**INPUT ROWS:**

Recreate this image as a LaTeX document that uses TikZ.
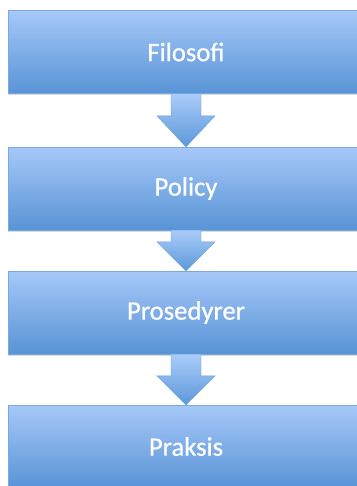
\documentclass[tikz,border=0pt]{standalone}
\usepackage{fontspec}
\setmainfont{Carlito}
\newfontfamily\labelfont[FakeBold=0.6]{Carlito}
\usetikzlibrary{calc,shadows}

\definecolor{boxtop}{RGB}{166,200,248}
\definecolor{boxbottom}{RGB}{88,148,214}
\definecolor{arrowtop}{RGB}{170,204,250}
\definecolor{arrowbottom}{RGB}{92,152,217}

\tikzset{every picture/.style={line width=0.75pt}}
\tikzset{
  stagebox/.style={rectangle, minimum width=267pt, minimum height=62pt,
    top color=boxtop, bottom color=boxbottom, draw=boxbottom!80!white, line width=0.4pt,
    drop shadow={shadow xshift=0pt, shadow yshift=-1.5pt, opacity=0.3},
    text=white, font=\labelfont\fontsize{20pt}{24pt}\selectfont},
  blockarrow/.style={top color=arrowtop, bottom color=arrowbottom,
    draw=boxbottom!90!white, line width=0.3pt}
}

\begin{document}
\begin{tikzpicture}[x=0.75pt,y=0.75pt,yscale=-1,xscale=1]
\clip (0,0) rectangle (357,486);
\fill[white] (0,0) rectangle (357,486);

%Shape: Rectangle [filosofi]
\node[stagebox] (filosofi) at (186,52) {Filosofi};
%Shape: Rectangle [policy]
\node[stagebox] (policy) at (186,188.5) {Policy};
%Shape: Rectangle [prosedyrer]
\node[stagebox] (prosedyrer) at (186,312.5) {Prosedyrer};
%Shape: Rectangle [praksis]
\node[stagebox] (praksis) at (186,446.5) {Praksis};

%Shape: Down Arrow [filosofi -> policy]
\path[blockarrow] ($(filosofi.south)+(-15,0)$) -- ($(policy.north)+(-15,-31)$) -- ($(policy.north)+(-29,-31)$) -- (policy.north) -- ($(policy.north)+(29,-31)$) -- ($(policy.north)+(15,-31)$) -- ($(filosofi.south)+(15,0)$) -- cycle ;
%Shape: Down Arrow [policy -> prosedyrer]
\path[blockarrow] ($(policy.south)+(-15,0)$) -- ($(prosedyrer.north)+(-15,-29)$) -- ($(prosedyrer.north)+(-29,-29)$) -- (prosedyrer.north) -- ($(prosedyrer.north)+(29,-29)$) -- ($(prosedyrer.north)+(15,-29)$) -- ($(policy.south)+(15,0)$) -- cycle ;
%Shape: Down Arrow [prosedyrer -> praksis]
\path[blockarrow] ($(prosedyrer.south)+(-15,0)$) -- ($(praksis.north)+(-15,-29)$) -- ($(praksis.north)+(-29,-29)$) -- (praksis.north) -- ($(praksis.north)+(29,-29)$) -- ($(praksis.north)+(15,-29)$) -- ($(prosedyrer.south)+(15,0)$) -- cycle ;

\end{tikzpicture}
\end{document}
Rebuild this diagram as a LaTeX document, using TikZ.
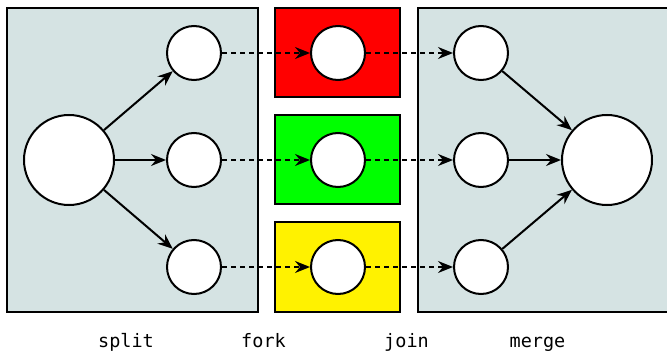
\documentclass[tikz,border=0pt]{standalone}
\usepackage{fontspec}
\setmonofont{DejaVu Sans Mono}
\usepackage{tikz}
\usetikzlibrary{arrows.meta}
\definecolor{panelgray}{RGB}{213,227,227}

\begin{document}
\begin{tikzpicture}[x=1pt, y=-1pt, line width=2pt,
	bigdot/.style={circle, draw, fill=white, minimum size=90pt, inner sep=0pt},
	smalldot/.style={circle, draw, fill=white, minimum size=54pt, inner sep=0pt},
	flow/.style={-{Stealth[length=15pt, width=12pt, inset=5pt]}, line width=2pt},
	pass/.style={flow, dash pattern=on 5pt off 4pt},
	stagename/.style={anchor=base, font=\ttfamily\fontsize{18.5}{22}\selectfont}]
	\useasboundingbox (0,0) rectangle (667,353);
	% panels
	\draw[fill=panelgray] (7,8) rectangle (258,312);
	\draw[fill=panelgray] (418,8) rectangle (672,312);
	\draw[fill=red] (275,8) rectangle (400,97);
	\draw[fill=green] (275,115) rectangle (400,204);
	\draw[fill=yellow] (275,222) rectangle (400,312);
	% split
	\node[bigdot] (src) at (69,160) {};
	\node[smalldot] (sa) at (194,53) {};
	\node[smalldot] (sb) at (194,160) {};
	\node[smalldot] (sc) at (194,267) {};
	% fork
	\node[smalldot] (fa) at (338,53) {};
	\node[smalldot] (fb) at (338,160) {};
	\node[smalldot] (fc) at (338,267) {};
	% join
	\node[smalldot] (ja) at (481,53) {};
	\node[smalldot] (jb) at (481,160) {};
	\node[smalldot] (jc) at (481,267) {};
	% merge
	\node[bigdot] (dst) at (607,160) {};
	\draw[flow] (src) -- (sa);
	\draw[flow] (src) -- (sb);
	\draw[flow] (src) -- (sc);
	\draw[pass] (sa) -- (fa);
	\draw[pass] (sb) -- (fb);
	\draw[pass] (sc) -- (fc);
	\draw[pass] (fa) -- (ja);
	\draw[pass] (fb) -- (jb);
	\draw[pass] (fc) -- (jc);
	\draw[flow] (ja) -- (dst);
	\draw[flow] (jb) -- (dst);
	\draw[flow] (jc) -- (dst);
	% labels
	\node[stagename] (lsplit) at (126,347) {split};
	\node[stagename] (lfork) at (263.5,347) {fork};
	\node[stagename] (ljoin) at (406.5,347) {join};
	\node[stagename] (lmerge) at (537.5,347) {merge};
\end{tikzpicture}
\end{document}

**GOAL:** Pictures in the records above are left out; print everything else exactly as written.

**FINISHED TASK:**
Recreate this image as a LaTeX document that uses TikZ.
\documentclass[tikz,border=0pt]{standalone}
\usepackage{fontspec}
\setmainfont{Carlito}
\newfontfamily\labelfont[FakeBold=0.6]{Carlito}
\usetikzlibrary{calc,shadows}

\definecolor{boxtop}{RGB}{166,200,248}
\definecolor{boxbottom}{RGB}{88,148,214}
\definecolor{arrowtop}{RGB}{170,204,250}
\definecolor{arrowbottom}{RGB}{92,152,217}

\tikzset{every picture/.style={line width=0.75pt}}
\tikzset{
  stagebox/.style={rectangle, minimum width=267pt, minimum height=62pt,
    top color=boxtop, bottom color=boxbottom, draw=boxbottom!80!white, line width=0.4pt,
    drop shadow={shadow xshift=0pt, shadow yshift=-1.5pt, opacity=0.3},
    text=white, font=\labelfont\fontsize{20pt}{24pt}\selectfont},
  blockarrow/.style={top color=arrowtop, bottom color=arrowbottom,
    draw=boxbottom!90!white, line width=0.3pt}
}

\begin{document}
\begin{tikzpicture}[x=0.75pt,y=0.75pt,yscale=-1,xscale=1]
\clip (0,0) rectangle (357,486);
\fill[white] (0,0) rectangle (357,486);

%Shape: Rectangle [filosofi]
\node[stagebox] (filosofi) at (186,52) {Filosofi};
%Shape: Rectangle [policy]
\node[stagebox] (policy) at (186,188.5) {Policy};
%Shape: Rectangle [prosedyrer]
\node[stagebox] (prosedyrer) at (186,312.5) {Prosedyrer};
%Shape: Rectangle [praksis]
\node[stagebox] (praksis) at (186,446.5) {Praksis};

%Shape: Down Arrow [filosofi -> policy]
\path[blockarrow] ($(filosofi.south)+(-15,0)$) -- ($(policy.north)+(-15,-31)$) -- ($(policy.north)+(-29,-31)$) -- (policy.north) -- ($(policy.north)+(29,-31)$) -- ($(policy.north)+(15,-31)$) -- ($(filosofi.south)+(15,0)$) -- cycle ;
%Shape: Down Arrow [policy -> prosedyrer]
\path[blockarrow] ($(policy.south)+(-15,0)$) -- ($(prosedyrer.north)+(-15,-29)$) -- ($(prosedyrer.north)+(-29,-29)$) -- (prosedyrer.north) -- ($(prosedyrer.north)+(29,-29)$) -- ($(prosedyrer.north)+(15,-29)$) -- ($(policy.south)+(15,0)$) -- cycle ;
%Shape: Down Arrow [prosedyrer -> praksis]
\path[blockarrow] ($(prosedyrer.south)+(-15,0)$) -- ($(praksis.north)+(-15,-29)$) -- ($(praksis.north)+(-29,-29)$) -- (praksis.north) -- ($(praksis.north)+(29,-29)$) -- ($(praksis.north)+(15,-29)$) -- ($(prosedyrer.south)+(15,0)$) -- cycle ;

\end{tikzpicture}
\end{document}
Rebuild this diagram as a LaTeX document, using TikZ.
\documentclass[tikz,border=0pt]{standalone}
\usepackage{fontspec}
\setmonofont{DejaVu Sans Mono}
\usepackage{tikz}
\usetikzlibrary{arrows.meta}
\definecolor{panelgray}{RGB}{213,227,227}

\begin{document}
\begin{tikzpicture}[x=1pt, y=-1pt, line width=2pt,
	bigdot/.style={circle, draw, fill=white, minimum size=90pt, inner sep=0pt},
	smalldot/.style={circle, draw, fill=white, minimum size=54pt, inner sep=0pt},
	flow/.style={-{Stealth[length=15pt, width=12pt, inset=5pt]}, line width=2pt},
	pass/.style={flow, dash pattern=on 5pt off 4pt},
	stagename/.style={anchor=base, font=\ttfamily\fontsize{18.5}{22}\selectfont}]
	\useasboundingbox (0,0) rectangle (667,353);
	% panels
	\draw[fill=panelgray] (7,8) rectangle (258,312);
	\draw[fill=panelgray] (418,8) rectangle (672,312);
	\draw[fill=red] (275,8) rectangle (400,97);
	\draw[fill=green] (275,115) rectangle (400,204);
	\draw[fill=yellow] (275,222) rectangle (400,312);
	% split
	\node[bigdot] (src) at (69,160) {};
	\node[smalldot] (sa) at (194,53) {};
	\node[smalldot] (sb) at (194,160) {};
	\node[smalldot] (sc) at (194,267) {};
	% fork
	\node[smalldot] (fa) at (338,53) {};
	\node[smalldot] (fb) at (338,160) {};
	\node[smalldot] (fc) at (338,267) {};
	% join
	\node[smalldot] (ja) at (481,53) {};
	\node[smalldot] (jb) at (481,160) {};
	\node[smalldot] (jc) at (481,267) {};
	% merge
	\node[bigdot] (dst) at (607,160) {};
	\draw[flow] (src) -- (sa);
	\draw[flow] (src) -- (sb);
	\draw[flow] (src) -- (sc);
	\draw[pass] (sa) -- (fa);
	\draw[pass] (sb) -- (fb);
	\draw[pass] (sc) -- (fc);
	\draw[pass] (fa) -- (ja);
	\draw[pass] (fb) -- (jb);
	\draw[pass] (fc) -- (jc);
	\draw[flow] (ja) -- (dst);
	\draw[flow] (jb) -- (dst);
	\draw[flow] (jc) -- (dst);
	% labels
	\node[stagename] (lsplit) at (126,347) {split};
	\node[stagename] (lfork) at (263.5,347) {fork};
	\node[stagename] (ljoin) at (406.5,347) {join};
	\node[stagename] (lmerge) at (537.5,347) {merge};
\end{tikzpicture}
\end{document}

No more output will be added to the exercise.